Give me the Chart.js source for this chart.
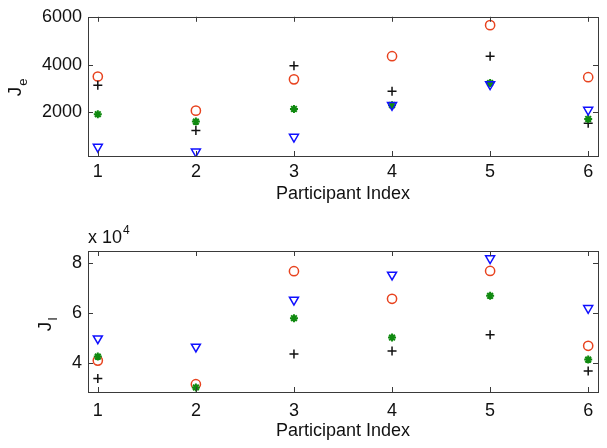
<!DOCTYPE html>
<html>
<head>
<meta charset="utf-8">
<script src="https://cdn.jsdelivr.net/npm/chart.js@4/dist/chart.umd.min.js"></script>
<style>
  html, body { margin: 0; padding: 0; background: #fff; }
  .panel { position: absolute; left: 0; width: 607px; height: 224px; }
</style>
</head>
<body>
<div class="panel" style="top:0"><canvas id="jeChart"></canvas></div>
<div class="panel" style="top:224px"><canvas id="jiChart"></canvas></div>
<script>
  /* ========= Data ========= */
  const participants = [1, 2, 3, 4, 5, 6];
  const xTicks = [1, 2, 3, 4, 5, 6];

  // J_e (top panel)
  const jeCircle   = [3500, 2070, 3380, 4350, 5650, 3470];
  const jePlus     = [3130, 1240, 3950, 2880, 4350, 1540];
  const jeStar     = [1920, 1610, 2140, 2300, 3230, 1720];
  const jeTriangle = [550, 350, 970, 2300, 3170, 2100];
  const jeTicks    = [2000, 4000, 6000];

  // J_I (bottom panel), plus marker for participant 2 falls below the axis
  const jiCircle   = [41000, 31600, 76600, 65600, 76700, 46900];
  const jiPlus     = [33900, null, 43600, 44800, 51300, 36900];
  const jiStar     = [42600, 30300, 57900, 50200, 66800, 41400];
  const jiTriangle = [49800, 46500, 65200, 75200, 81700, 61900];
  const jiTicks    = [40000, 60000, 80000];

  const FONT = "'Liberation Sans', Arial, Helvetica, sans-serif";
  const BOX = "#3a3a3a";

  function pts(ys) { return participants.map((x, i) => ({ x: x, y: ys[i] })); }

  function series(circle, plus, star, tri) {
    // first dataset is drawn on top
    return [
      { label: "tri", data: pts(tri), pointStyle: "triangle", rotation: 180, pointRadius: 5.2,
        borderColor: "#1010ff", backgroundColor: "transparent", pointBorderWidth: 1.5 },
      { label: "star", data: pts(star), pointStyle: "star", pointRadius: 4,
        borderColor: "#108a10", backgroundColor: "#108a10", pointBorderWidth: 2 },
      { label: "plus", data: pts(plus), pointStyle: "cross", pointRadius: 4.5,
        borderColor: "#111", backgroundColor: "transparent", pointBorderWidth: 1.5 },
      { label: "circle", data: pts(circle), pointStyle: "circle", pointRadius: 4.6,
        borderColor: "#e8431f", backgroundColor: "transparent", pointBorderWidth: 1.5 }
    ];
  }

  /* ========= Box, inward ticks, y label ========= */
  const frame = {
    id: "frame",
    afterDraw(chart, args, opts) {
      const { ctx, chartArea: a, scales } = chart;
      ctx.save();
      ctx.strokeStyle = BOX;
      ctx.lineWidth = 1;
      ctx.strokeRect(Math.round(a.left) + 0.5, Math.round(a.top) + 0.5,
        Math.round(a.right - a.left), Math.round(a.bottom - a.top));
      ctx.beginPath();
      scales.x.ticks.forEach(t => {
        const px = Math.round(scales.x.getPixelForValue(t.value)) + 0.5;
        ctx.moveTo(px, a.bottom); ctx.lineTo(px, a.bottom - 5);
        ctx.moveTo(px, a.top); ctx.lineTo(px, a.top + 5);
      });
      scales.y.ticks.forEach(t => {
        const py = Math.round(scales.y.getPixelForValue(t.value)) + 0.5;
        ctx.moveTo(a.left, py); ctx.lineTo(a.left + 5, py);
        ctx.moveTo(a.right, py); ctx.lineTo(a.right - 5, py);
      });
      ctx.stroke();

      // rotated y label with subscript
      ctx.fillStyle = "#111";
      ctx.translate(opts.labelX, (a.top + a.bottom) / 2);
      ctx.rotate(-Math.PI / 2);
      ctx.textBaseline = "alphabetic";
      ctx.font = "19px " + FONT;
      const w = ctx.measureText("J").width;
      ctx.textAlign = "left";
      ctx.fillText("J", -w / 2 - 5, 0);
      ctx.font = "13px " + FONT;
      ctx.fillText(opts.sub, w / 2 - 4, 6);
      ctx.restore();

      if (opts.exponent) {
        ctx.save();
        ctx.fillStyle = "#111";
        ctx.textBaseline = "alphabetic";
        ctx.font = "18px " + FONT;
        const base = "x 10";
        ctx.fillText(base, a.left, a.top - 8);
        const bw = ctx.measureText(base).width;
        ctx.font = "12px " + FONT;
        ctx.fillText("4", a.left + bw + 1, a.top - 17);
        ctx.restore();
      }
    }
  };

  function makeChart(id, data, yMin, yMax, yTicks, fmt, plotTop, plotBottom, tickPad, titlePad, labelX, sub, exponent) {
    return new Chart(document.getElementById(id), {
      type: "scatter",
      data: { datasets: data },
      plugins: [frame],
      options: {
        responsive: true,
        maintainAspectRatio: false,
        animation: false,
        layout: { padding: { top: plotTop, right: 9, left: 0, bottom: 0 } },
        plugins: {
          legend: { display: false },
          tooltip: { enabled: false },
          frame: { labelX: labelX, sub: sub, exponent: exponent }
        },
        scales: {
          x: {
            type: "linear",
            min: 0.9, max: 6.1,
            grid: { display: false, drawTicks: false },
            border: { display: false },
            afterBuildTicks: s => { s.ticks = xTicks.map(v => ({ value: v })); },
            afterFit: s => { s.height = 224 - plotBottom; },
            ticks: { color: "#111", font: { family: FONT, size: 18 }, padding: tickPad, maxRotation: 0 },
            title: { display: true, text: "Participant Index", color: "#111",
                     font: { family: FONT, size: 18 }, padding: { top: 0, bottom: titlePad } }
          },
          y: {
            type: "linear",
            min: yMin, max: yMax,
            grid: { display: false, drawTicks: false },
            border: { display: false },
            afterBuildTicks: s => { s.ticks = yTicks.map(v => ({ value: v })); },
            afterFit: s => { s.width = 88; },
            ticks: { color: "#111", font: { family: FONT, size: 18 }, padding: 6, callback: fmt }
          }
        }
      }
    });
  }

  makeChart("jeChart", series(jeCircle, jePlus, jeStar, jeTriangle),
    170, 6000, jeTicks, v => String(v), 15, 156, 5, 19, 21, "e", false);

  makeChart("jiChart", series(jiCircle, jiPlus, jiStar, jiTriangle),
    28500, 84650, jiTicks, v => String(v / 10000), 27, 168, 8, 6, 51, "I", true);
</script>
</body>
</html>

* * * * * * *

**Short problem:** Return exactly what appears from the opening line of the material through the line with "const xTicks = [1, 2, 3, 4, 5, 6];", apart from the pictures.

**Task response:**
Give me the Chart.js source for this chart.
<!DOCTYPE html>
<html>
<head>
<meta charset="utf-8">
<script src="https://cdn.jsdelivr.net/npm/chart.js@4/dist/chart.umd.min.js"></script>
<style>
  html, body { margin: 0; padding: 0; background: #fff; }
  .panel { position: absolute; left: 0; width: 607px; height: 224px; }
</style>
</head>
<body>
<div class="panel" style="top:0"><canvas id="jeChart"></canvas></div>
<div class="panel" style="top:224px"><canvas id="jiChart"></canvas></div>
<script>
  /* ========= Data ========= */
  const participants = [1, 2, 3, 4, 5, 6];
  const xTicks = [1, 2, 3, 4, 5, 6];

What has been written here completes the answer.